--- Data excerpt ---

|---|

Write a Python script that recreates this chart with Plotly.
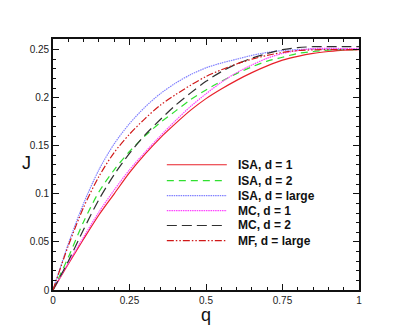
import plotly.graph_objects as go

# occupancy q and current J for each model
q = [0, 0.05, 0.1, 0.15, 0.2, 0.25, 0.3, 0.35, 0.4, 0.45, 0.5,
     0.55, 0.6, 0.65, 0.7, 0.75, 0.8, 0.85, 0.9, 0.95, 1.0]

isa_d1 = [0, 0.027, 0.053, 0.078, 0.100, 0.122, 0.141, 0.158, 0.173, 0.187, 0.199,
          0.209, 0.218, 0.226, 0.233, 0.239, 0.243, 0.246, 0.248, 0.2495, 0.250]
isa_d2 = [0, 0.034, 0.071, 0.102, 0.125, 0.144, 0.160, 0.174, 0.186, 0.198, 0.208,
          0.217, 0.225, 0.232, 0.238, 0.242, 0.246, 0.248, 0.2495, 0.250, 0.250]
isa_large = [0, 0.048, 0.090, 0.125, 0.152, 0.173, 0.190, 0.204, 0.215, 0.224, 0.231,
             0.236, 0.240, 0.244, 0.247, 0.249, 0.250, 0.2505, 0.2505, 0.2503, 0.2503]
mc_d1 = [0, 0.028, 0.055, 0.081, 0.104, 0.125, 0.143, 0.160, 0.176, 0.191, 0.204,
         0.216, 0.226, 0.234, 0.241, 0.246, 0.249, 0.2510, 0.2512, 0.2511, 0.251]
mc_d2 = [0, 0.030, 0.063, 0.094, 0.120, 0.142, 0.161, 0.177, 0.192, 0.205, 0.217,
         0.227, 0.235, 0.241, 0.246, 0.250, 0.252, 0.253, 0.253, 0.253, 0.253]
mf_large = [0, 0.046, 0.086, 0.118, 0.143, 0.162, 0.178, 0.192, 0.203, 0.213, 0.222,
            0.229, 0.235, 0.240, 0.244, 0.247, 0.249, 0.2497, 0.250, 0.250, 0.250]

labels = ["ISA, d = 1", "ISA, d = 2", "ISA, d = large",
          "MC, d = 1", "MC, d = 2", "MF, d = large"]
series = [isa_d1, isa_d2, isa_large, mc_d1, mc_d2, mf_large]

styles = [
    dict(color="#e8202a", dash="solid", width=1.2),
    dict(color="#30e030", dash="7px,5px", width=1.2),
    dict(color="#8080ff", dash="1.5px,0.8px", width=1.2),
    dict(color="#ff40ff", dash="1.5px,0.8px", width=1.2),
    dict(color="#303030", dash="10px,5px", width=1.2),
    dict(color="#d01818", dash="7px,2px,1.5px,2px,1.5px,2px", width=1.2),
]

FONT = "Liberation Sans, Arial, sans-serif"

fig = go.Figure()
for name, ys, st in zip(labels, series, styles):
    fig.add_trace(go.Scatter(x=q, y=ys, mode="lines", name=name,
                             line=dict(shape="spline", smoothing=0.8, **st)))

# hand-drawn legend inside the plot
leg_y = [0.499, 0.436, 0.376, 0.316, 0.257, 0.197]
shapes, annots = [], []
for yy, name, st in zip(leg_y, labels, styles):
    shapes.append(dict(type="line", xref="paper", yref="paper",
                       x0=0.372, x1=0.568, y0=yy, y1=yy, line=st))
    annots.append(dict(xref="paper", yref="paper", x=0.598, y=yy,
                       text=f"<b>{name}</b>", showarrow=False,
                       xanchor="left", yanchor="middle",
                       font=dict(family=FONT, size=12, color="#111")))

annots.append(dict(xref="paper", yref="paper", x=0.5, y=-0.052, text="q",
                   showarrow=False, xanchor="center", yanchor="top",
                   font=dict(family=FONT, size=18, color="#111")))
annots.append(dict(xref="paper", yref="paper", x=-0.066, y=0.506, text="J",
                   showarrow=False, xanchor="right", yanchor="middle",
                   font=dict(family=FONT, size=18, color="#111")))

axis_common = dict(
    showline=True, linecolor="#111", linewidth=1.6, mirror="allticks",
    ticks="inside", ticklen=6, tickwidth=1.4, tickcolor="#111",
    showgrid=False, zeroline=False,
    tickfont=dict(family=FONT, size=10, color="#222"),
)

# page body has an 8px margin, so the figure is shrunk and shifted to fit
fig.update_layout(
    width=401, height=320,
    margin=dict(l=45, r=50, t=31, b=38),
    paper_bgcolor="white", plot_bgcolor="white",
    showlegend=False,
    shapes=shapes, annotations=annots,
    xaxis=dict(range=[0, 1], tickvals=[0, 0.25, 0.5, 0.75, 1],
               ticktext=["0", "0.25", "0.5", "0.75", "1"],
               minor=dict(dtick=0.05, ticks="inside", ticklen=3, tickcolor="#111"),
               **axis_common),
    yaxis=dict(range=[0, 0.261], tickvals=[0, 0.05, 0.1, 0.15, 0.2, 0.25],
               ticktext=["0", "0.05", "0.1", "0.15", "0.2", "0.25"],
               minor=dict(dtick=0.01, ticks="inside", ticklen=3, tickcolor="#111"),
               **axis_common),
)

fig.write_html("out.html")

|---|

--- To do ---
Omit every picture while copying the listing above exactly.

--- Response to this exercise ---
Write a Python script that recreates this chart with Plotly.
import plotly.graph_objects as go

# occupancy q and current J for each model
q = [0, 0.05, 0.1, 0.15, 0.2, 0.25, 0.3, 0.35, 0.4, 0.45, 0.5,
     0.55, 0.6, 0.65, 0.7, 0.75, 0.8, 0.85, 0.9, 0.95, 1.0]

isa_d1 = [0, 0.027, 0.053, 0.078, 0.100, 0.122, 0.141, 0.158, 0.173, 0.187, 0.199,
          0.209, 0.218, 0.226, 0.233, 0.239, 0.243, 0.246, 0.248, 0.2495, 0.250]
isa_d2 = [0, 0.034, 0.071, 0.102, 0.125, 0.144, 0.160, 0.174, 0.186, 0.198, 0.208,
          0.217, 0.225, 0.232, 0.238, 0.242, 0.246, 0.248, 0.2495, 0.250, 0.250]
isa_large = [0, 0.048, 0.090, 0.125, 0.152, 0.173, 0.190, 0.204, 0.215, 0.224, 0.231,
             0.236, 0.240, 0.244, 0.247, 0.249, 0.250, 0.2505, 0.2505, 0.2503, 0.2503]
mc_d1 = [0, 0.028, 0.055, 0.081, 0.104, 0.125, 0.143, 0.160, 0.176, 0.191, 0.204,
         0.216, 0.226, 0.234, 0.241, 0.246, 0.249, 0.2510, 0.2512, 0.2511, 0.251]
mc_d2 = [0, 0.030, 0.063, 0.094, 0.120, 0.142, 0.161, 0.177, 0.192, 0.205, 0.217,
         0.227, 0.235, 0.241, 0.246, 0.250, 0.252, 0.253, 0.253, 0.253, 0.253]
mf_large = [0, 0.046, 0.086, 0.118, 0.143, 0.162, 0.178, 0.192, 0.203, 0.213, 0.222,
            0.229, 0.235, 0.240, 0.244, 0.247, 0.249, 0.2497, 0.250, 0.250, 0.250]

labels = ["ISA, d = 1", "ISA, d = 2", "ISA, d = large",
          "MC, d = 1", "MC, d = 2", "MF, d = large"]
series = [isa_d1, isa_d2, isa_large, mc_d1, mc_d2, mf_large]

styles = [
    dict(color="#e8202a", dash="solid", width=1.2),
    dict(color="#30e030", dash="7px,5px", width=1.2),
    dict(color="#8080ff", dash="1.5px,0.8px", width=1.2),
    dict(color="#ff40ff", dash="1.5px,0.8px", width=1.2),
    dict(color="#303030", dash="10px,5px", width=1.2),
    dict(color="#d01818", dash="7px,2px,1.5px,2px,1.5px,2px", width=1.2),
]

FONT = "Liberation Sans, Arial, sans-serif"

fig = go.Figure()
for name, ys, st in zip(labels, series, styles):
    fig.add_trace(go.Scatter(x=q, y=ys, mode="lines", name=name,
                             line=dict(shape="spline", smoothing=0.8, **st)))

# hand-drawn legend inside the plot
leg_y = [0.499, 0.436, 0.376, 0.316, 0.257, 0.197]
shapes, annots = [], []
for yy, name, st in zip(leg_y, labels, styles):
    shapes.append(dict(type="line", xref="paper", yref="paper",
                       x0=0.372, x1=0.568, y0=yy, y1=yy, line=st))
    annots.append(dict(xref="paper", yref="paper", x=0.598, y=yy,
                       text=f"<b>{name}</b>", showarrow=False,
                       xanchor="left", yanchor="middle",
                       font=dict(family=FONT, size=12, color="#111")))

annots.append(dict(xref="paper", yref="paper", x=0.5, y=-0.052, text="q",
                   showarrow=False, xanchor="center", yanchor="top",
                   font=dict(family=FONT, size=18, color="#111")))
annots.append(dict(xref="paper", yref="paper", x=-0.066, y=0.506, text="J",
                   showarrow=False, xanchor="right", yanchor="middle",
                   font=dict(family=FONT, size=18, color="#111")))

axis_common = dict(
    showline=True, linecolor="#111", linewidth=1.6, mirror="allticks",
    ticks="inside", ticklen=6, tickwidth=1.4, tickcolor="#111",
    showgrid=False, zeroline=False,
    tickfont=dict(family=FONT, size=10, color="#222"),
)

# page body has an 8px margin, so the figure is shrunk and shifted to fit
fig.update_layout(
    width=401, height=320,
    margin=dict(l=45, r=50, t=31, b=38),
    paper_bgcolor="white", plot_bgcolor="white",
    showlegend=False,
    shapes=shapes, annotations=annots,
    xaxis=dict(range=[0, 1], tickvals=[0, 0.25, 0.5, 0.75, 1],
               ticktext=["0", "0.25", "0.5", "0.75", "1"],
               minor=dict(dtick=0.05, ticks="inside", ticklen=3, tickcolor="#111"),
               **axis_common),
    yaxis=dict(range=[0, 0.261], tickvals=[0, 0.05, 0.1, 0.15, 0.2, 0.25],
               ticktext=["0", "0.05", "0.1", "0.15", "0.2", "0.25"],
               minor=dict(dtick=0.01, ticks="inside", ticklen=3, tickcolor="#111"),
               **axis_common),
)

fig.write_html("out.html")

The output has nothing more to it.